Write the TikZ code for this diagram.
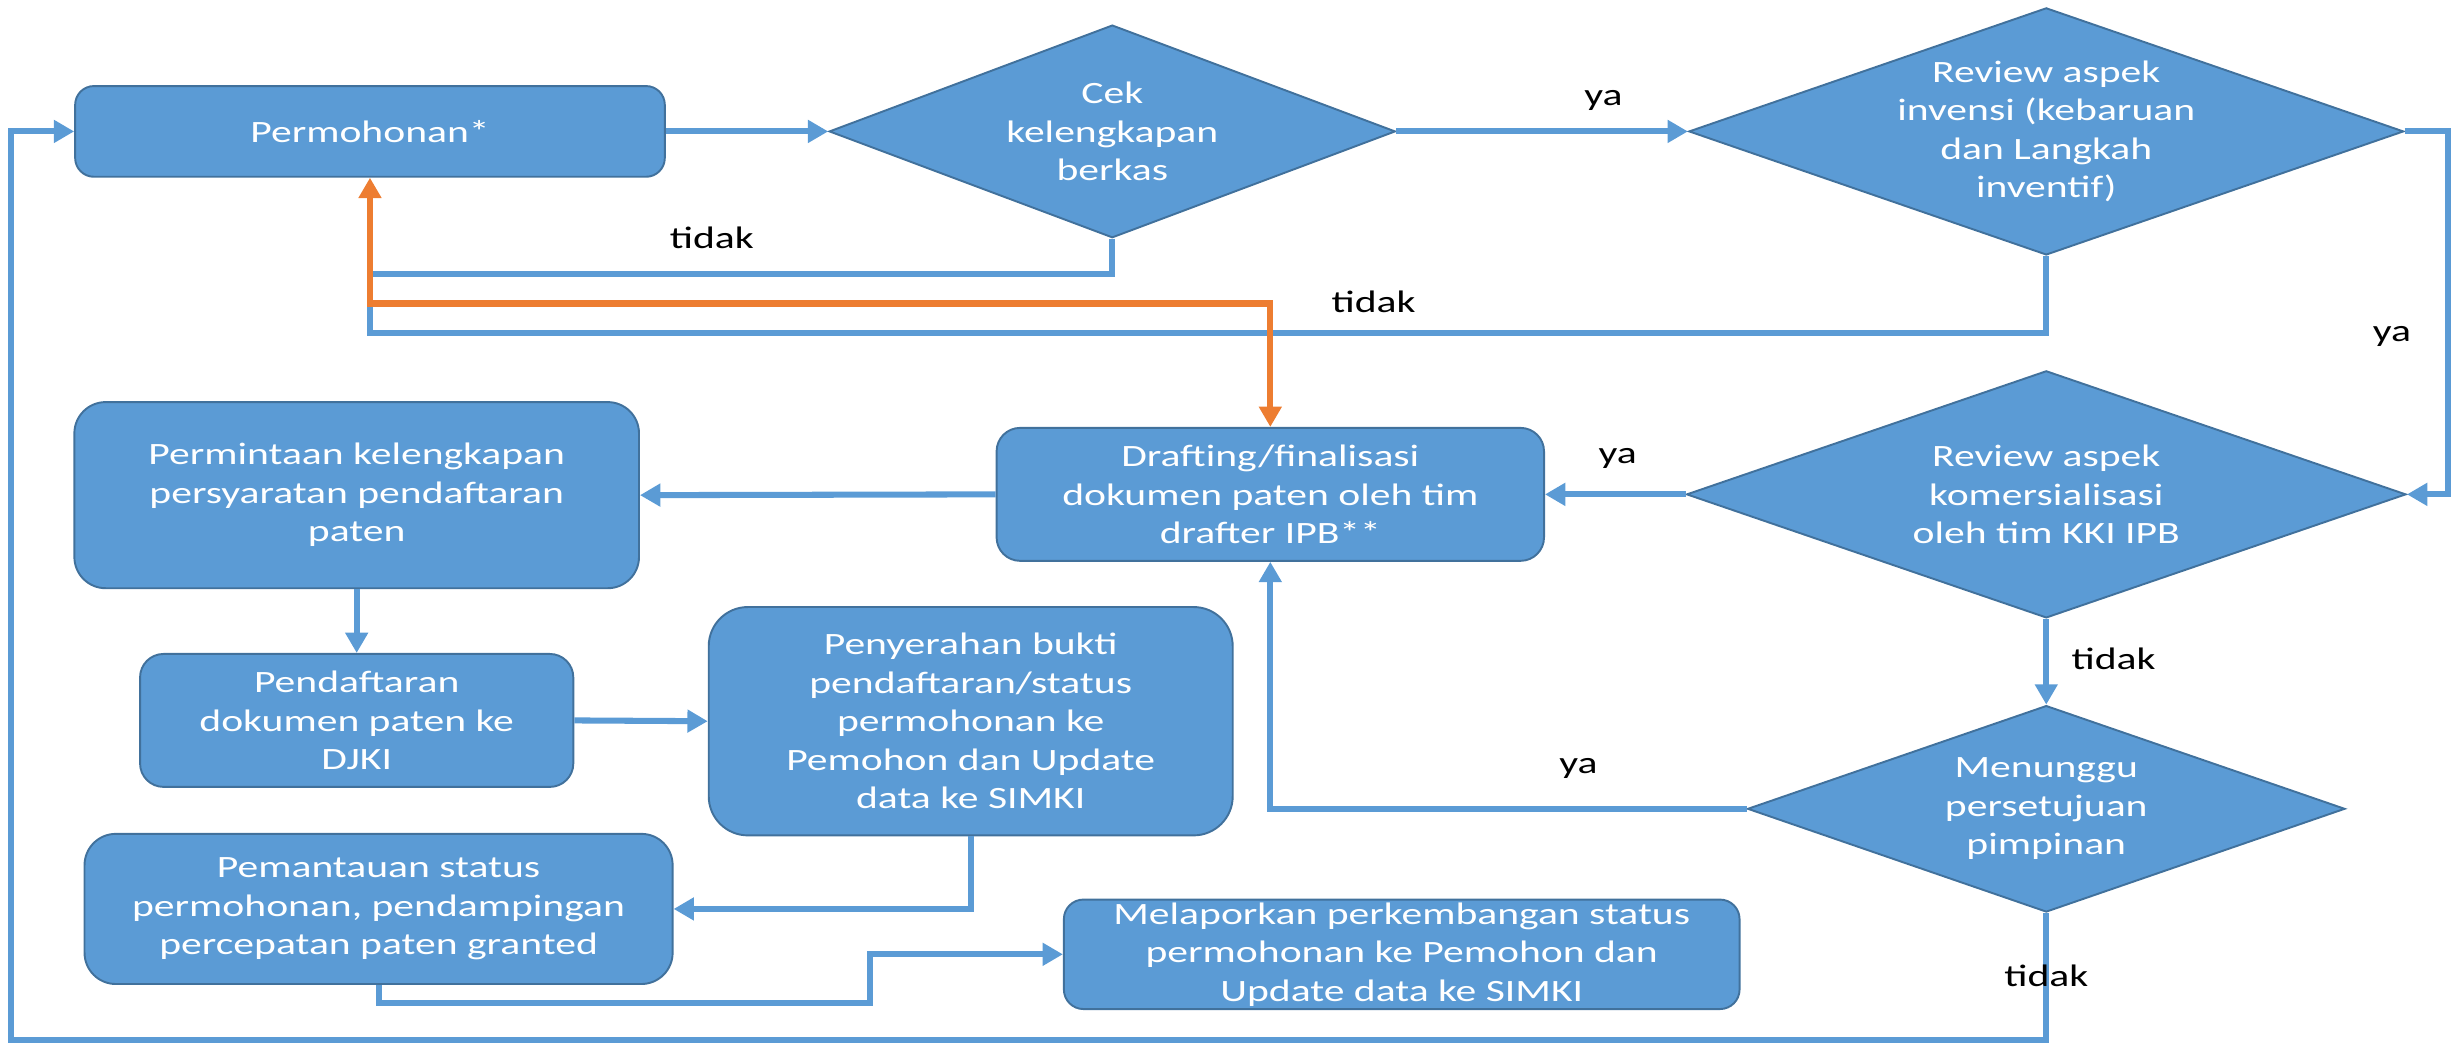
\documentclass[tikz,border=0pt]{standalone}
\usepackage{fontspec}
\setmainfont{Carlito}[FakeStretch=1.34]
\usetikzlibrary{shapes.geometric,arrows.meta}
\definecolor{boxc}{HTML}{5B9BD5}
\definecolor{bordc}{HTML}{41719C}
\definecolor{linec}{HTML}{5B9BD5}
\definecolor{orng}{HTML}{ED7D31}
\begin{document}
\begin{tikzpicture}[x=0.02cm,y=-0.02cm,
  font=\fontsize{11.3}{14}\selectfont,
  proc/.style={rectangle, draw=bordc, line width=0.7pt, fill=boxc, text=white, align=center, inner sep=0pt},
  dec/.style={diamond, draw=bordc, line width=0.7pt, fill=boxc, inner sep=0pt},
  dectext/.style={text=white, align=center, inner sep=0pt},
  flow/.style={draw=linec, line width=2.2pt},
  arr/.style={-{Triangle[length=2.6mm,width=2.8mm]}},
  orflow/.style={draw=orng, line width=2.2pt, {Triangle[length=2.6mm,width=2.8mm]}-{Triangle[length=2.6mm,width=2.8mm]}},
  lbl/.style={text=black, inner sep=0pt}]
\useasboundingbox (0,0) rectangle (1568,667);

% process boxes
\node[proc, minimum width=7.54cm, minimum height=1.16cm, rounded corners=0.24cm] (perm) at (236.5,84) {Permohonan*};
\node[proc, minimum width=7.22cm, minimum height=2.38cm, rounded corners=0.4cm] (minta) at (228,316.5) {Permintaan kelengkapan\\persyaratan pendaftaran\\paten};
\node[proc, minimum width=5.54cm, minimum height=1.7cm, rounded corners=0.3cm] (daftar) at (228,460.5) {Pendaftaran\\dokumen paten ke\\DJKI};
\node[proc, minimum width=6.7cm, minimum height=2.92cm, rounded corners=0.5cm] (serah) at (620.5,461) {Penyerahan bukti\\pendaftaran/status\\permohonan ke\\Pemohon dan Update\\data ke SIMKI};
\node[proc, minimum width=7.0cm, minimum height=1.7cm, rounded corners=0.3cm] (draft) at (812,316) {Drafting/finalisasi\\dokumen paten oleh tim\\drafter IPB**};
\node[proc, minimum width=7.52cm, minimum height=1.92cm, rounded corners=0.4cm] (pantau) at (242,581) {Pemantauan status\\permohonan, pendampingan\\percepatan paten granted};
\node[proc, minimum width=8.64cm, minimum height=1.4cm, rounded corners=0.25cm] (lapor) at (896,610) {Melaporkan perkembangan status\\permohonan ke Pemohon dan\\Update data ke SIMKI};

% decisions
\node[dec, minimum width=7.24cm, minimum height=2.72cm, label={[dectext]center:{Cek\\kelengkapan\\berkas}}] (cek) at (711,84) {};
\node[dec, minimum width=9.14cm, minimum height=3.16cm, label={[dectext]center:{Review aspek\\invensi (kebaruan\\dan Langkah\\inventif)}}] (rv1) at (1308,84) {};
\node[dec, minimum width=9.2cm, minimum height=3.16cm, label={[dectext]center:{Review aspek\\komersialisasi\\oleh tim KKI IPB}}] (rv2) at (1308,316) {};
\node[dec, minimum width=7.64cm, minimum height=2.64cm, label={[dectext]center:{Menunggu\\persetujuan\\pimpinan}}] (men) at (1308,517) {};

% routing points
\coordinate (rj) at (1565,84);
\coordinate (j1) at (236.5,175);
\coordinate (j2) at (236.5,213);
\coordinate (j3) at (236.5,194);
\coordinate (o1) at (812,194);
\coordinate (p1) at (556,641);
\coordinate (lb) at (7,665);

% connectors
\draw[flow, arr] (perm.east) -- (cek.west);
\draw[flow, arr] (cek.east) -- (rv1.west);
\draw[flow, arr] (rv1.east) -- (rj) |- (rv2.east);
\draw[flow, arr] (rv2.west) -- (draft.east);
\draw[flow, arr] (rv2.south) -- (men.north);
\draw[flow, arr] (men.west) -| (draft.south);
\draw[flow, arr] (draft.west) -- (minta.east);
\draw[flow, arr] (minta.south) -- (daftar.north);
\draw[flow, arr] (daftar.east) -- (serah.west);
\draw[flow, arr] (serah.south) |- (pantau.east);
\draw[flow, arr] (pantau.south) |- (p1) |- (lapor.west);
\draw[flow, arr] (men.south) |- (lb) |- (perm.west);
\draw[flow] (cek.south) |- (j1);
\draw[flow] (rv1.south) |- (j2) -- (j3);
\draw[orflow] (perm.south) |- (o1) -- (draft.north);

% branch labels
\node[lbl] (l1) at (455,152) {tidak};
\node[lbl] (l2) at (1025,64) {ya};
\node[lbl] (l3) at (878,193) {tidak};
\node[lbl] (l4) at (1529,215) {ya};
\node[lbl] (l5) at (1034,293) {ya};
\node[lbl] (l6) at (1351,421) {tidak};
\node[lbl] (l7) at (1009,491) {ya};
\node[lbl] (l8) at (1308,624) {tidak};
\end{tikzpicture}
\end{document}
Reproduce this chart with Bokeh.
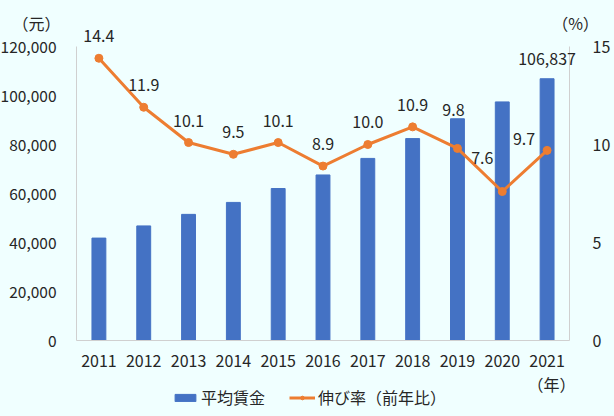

______

Work to complete> List each line in the listing that contains the string "this".

Worked solution>
Write the TikZ code for this diagram.
Reproduce this chart with Bokeh.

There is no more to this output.